So, recently I bought a new laptop. And with it being a new year and all, I thought this might be a good opportunity to get back to some Knights development (something that, sadly, I haven’t had much time for these last few months). So, I installed the latest Visual Studio onto the laptop, set up the Knights code directory, and prepared to do some coding…
… and immediately hit a problem. The game would not build. Partly this was because the Microsoft compiler now supports C++11 (the latest version of the C++ language), which caused a few incompatibilities with my code (admittedly this was mostly my fault though!). And partly it was because Microsoft have changed the way DirectX works – in particular, “D3DX” is no longer a supported technology. Unfortunately for me, I had some code that was using D3DX… which now no longer compiles. Grr. (At least on Linux, once you get your code working, it tends to stay working… 🙁 )
Well, I could just fix my DirectX code, but I thought it would be better in the long run to bite the bullet and set up a proper cross-platform solution for graphics. (The initial reason why I added DirectX support to Knights was just as a quick way of testing out hardware-accelerated graphics on Windows; it was never meant as a permanent solution.)
So, if one is looking for a modern 2D graphics library there seem to be two choices: SDL2 and SFML. I had a look at both of these, it seems to me that they both do roughly the same thing, but they have different kinds of API – SFML tries to be more modern and object-oriented and so on, while SDL is more “old school” with low-level C-style functions and structs and things. Personally I prefer the former, so I decided to try out SFML.
I have to say, I was not disappointed – SFML was very easy to set up and integrate into the game and seems to work very well. Performance was much faster than software rendering, although admittedly slightly slower than I got from my DirectX code (not sure why this is; presumably it’s just the overhead of having an extra library in between you and the graphics card; in any event, it’s not that big a deal and I think it’s a price worth paying given how easy to work with SFML is).
I also had some small keyboard handling problems with SFML (e.g. it seems the ` key – the “team chat” key in Knights – is not recognized, but I think I can work around that).
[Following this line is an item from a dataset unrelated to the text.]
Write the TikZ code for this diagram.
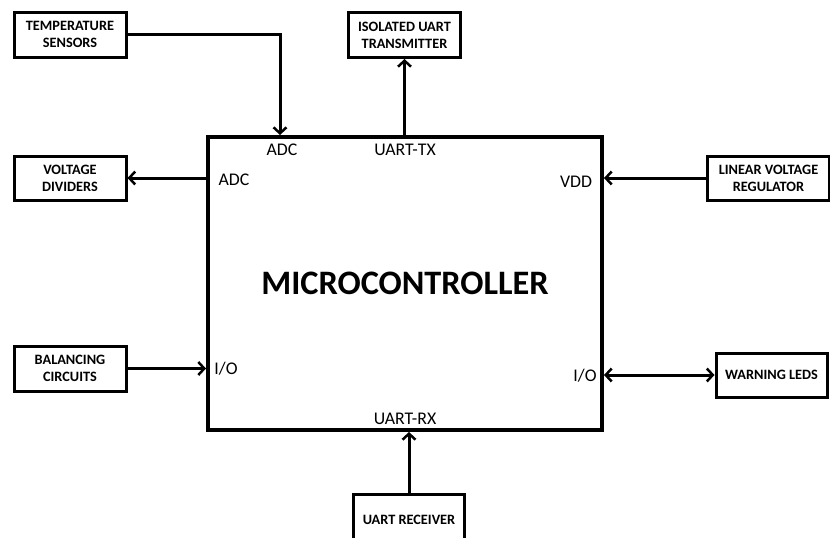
\documentclass[tikz,border=0pt]{standalone}
\usepackage{fontspec}
\setmainfont{Carlito}
\usetikzlibrary{arrows.meta}
\begin{document}
\begin{tikzpicture}[x=1pt,y=-1pt,
  blk/.style={draw=black,line width=3pt,rectangle,inner sep=0pt,align=center,
    font=\fontsize{14.3}{17}\selectfont\bfseries},
  mcu/.style={draw=black,line width=4pt,rectangle,inner sep=0pt,
    font=\fontsize{34.3}{38}\selectfont\bfseries},
  pin/.style={inner sep=0pt,font=\fontsize{17.8}{20}\selectfont},
  conn/.style={line width=3pt,arrows={-Straight Barb[length=6pt,width=13pt,line width=2.5pt]}},
  bconn/.style={line width=3pt,arrows={Straight Barb[length=6pt,width=13pt,line width=2.5pt]-Straight Barb[length=6pt,width=13pt,line width=2.5pt]}}]
\useasboundingbox[fill=white] (0,0) rectangle (830,538);
\node[mcu,minimum width=394pt,minimum height=293pt] (main) at (405,283.5) {MICROCONTROLLER};
\node[blk,minimum width=112pt,minimum height=45pt] (temp) at (70,34.5) {TEMPERATURE\\SENSORS};
\node[blk,minimum width=112pt,minimum height=44pt] (vd) at (70,178) {VOLTAGE\\DIVIDERS};
\node[blk,minimum width=112pt,minimum height=45pt] (iso) at (404.5,35) {ISOLATED UART\\TRANSMITTER};
\node[blk,minimum width=122pt,minimum height=44pt] (lvr) at (768.5,178) {LINEAR VOLTAGE\\REGULATOR};
\node[blk,minimum width=111pt,minimum height=44pt] (led) at (771.5,375) {WARNING LEDS};
\node[blk,minimum width=112pt,minimum height=45pt] (bal) at (70,368.5) {BALANCING\\CIRCUITS};
\node[blk,minimum width=111pt,minimum height=50pt] (rx) at (409,519.5) {UART RECEIVER};
\coordinate (adcin) at (280,0);
\draw[conn] (temp.east) -| (adcin |- main.north);
\draw[conn] (main.west |- vd.east) -- (vd.east);
\draw[conn] (main.north -| iso.south) -- (iso.south);
\draw[conn] (lvr.west) -- (main.east |- lvr.west);
\draw[bconn] (main.east |- led.west) -- (led.west);
\draw[conn] (bal.east) -- (main.west |- bal.east);
\draw[conn] (rx.north) -- (main.south -| rx.north);
\node[pin] (l1) at (282,150) {ADC};
\node[pin] (l2) at (234,180) {ADC};
\node[pin] (l3) at (405,150) {UART-TX};
\node[pin] (l4) at (576,182) {VDD};
\node[pin] (l5) at (226,369) {I/O};
\node[pin] (l6) at (585,376) {I/O};
\node[pin] (l7) at (405,419) {UART-RX};
\end{tikzpicture}
\end{document}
Overall, therefore, I hope to have the SFML integration work done in the next few days, which means the next version of Knights will support fast hardware-accelerated graphics in both Windows and Linux. (As a side note, there is also a problem on some Windows machines where the Knights DirectX graphics doesn’t work if you don’t have the right DirectX runtime libraries installed… that should also be fixed by the move to SFML.)